Smart Home Integrations to Consider During a Major Renovation
Smart Home Integrations to Consider During a Major Renovation
Reading time: 14 minutes
You’re knee-deep in renovation plans—picking out tile samples, arguing over cabinet finishes, and trying to remember whether you wanted undermount or farmhouse sinks. And then someone mentions smart home technology, and suddenly the to-do list feels infinite.
Here’s the thing: a major renovation is actually the best possible time to integrate smart home systems. Walls are already open. Electricians are already on-site. The infrastructure is exposed and accessible. Miss this window, and you’re looking at costly retrofits, visible cable runs, and limitations that could last the life of your home.
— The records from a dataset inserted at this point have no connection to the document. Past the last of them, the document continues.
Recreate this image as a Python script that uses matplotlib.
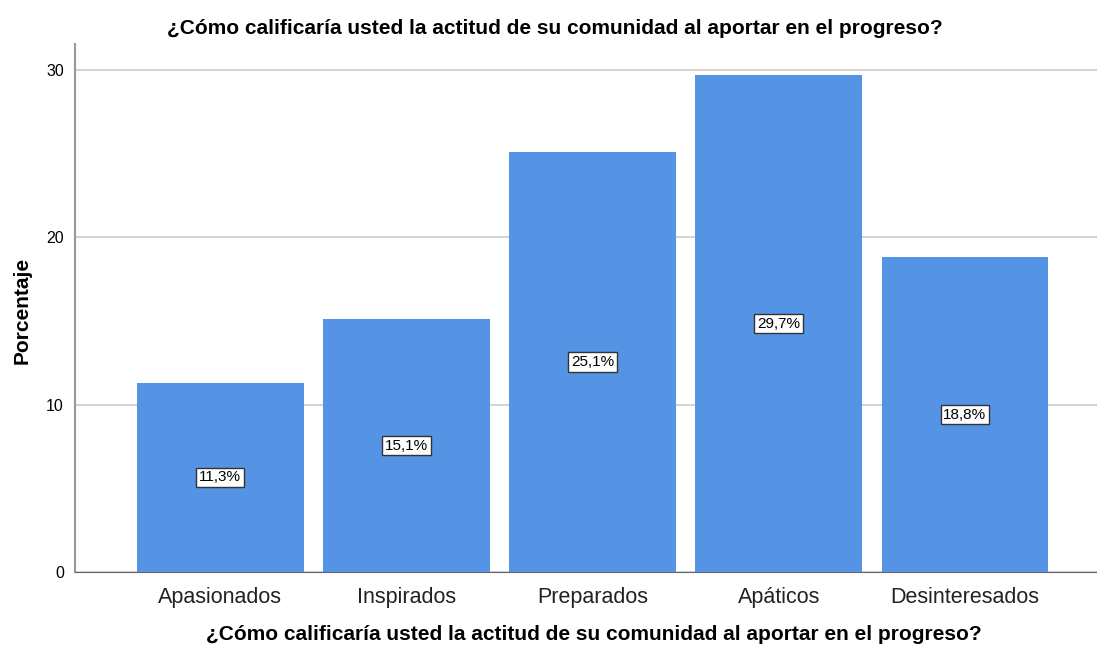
import matplotlib.pyplot as plt

categories = ['Apasionados', 'Inspirados', 'Preparados', 'Apáticos', 'Desinteresados']
percentages = [11.3, 15.1, 25.1, 29.7, 18.8]
yticks = [0, 10, 20, 30]
question = '¿Cómo calificaría usted la actitud de su comunidad al aportar en el progreso?'

plt.rcParams['font.family'] = ['Liberation Sans', 'DejaVu Sans']

fig = plt.figure(figsize=(10.97, 6.46), dpi=100)
ax = fig.add_axes([0.0684, 0.1146, 0.9316, 0.8174])

x = range(len(categories))
bars = ax.bar(x, percentages, width=0.895, color='#5594e4', zorder=3)

for xi, v in zip(x, percentages):
    label = ('%.1f%%' % v).replace('.', ',')
    ax.text(xi, v / 2, label, ha='center', va='center', fontsize=11, zorder=4,
            bbox=dict(boxstyle='square,pad=0.18', fc='white', ec='#333333', lw=1))

ax.set_xlim(-0.78, 4.71)
ax.set_ylim(0, 31.56)
ax.set_yticks(yticks)
ax.set_xticks(list(x))
ax.set_xticklabels(categories, fontsize=15.5, color='#222222')
ax.tick_params(axis='y', labelsize=11.5, length=0, pad=8)
ax.tick_params(axis='x', length=0, pad=11)
ax.grid(axis='y', color='#d4d4d4', lw=1.5, zorder=0)

for s in ['top', 'right']:
    ax.spines[s].set_visible(False)
ax.spines['left'].set_color('#999999')
ax.spines['left'].set_linewidth(1.5)
ax.spines['bottom'].set_color('#666666')

fig.text(22 / 1097, 1 - 310 / 646, 'Porcentaje', rotation=90, ha='center', va='center',
         fontsize=15, fontweight='bold')
fig.text(0.541, 1 - 634 / 646, question, ha='center', va='center', fontsize=15, fontweight='bold')
fig.text(0.506, 1 - 28 / 646, question, ha='center', va='center', fontsize=15, fontweight='bold')

plt.savefig('out.png', dpi=100)
plt.close()
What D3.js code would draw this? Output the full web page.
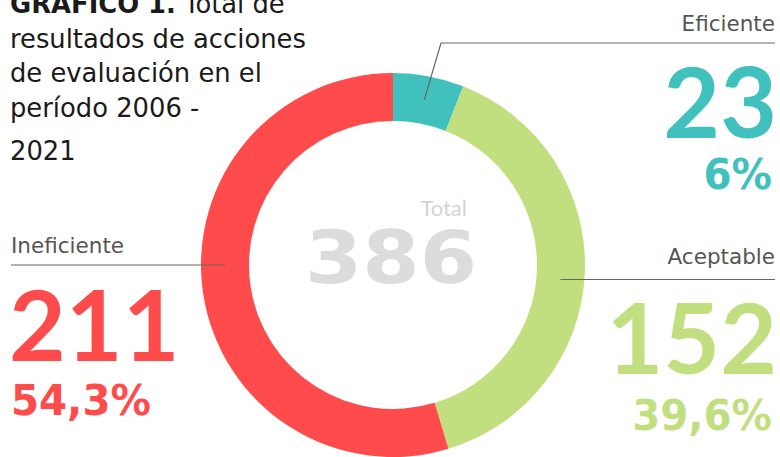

In 2026, the smart home market has matured dramatically. Gone are the days of clunky, incompatible gadgets that frustrated more than they helped. Today’s systems are interoperable, genuinely energy-efficient, and increasingly intuitive. According to a 2025 report by Statista, the global smart home market is projected to exceed $174 billion by the end of 2026, with North America and Western Europe leading adoption rates.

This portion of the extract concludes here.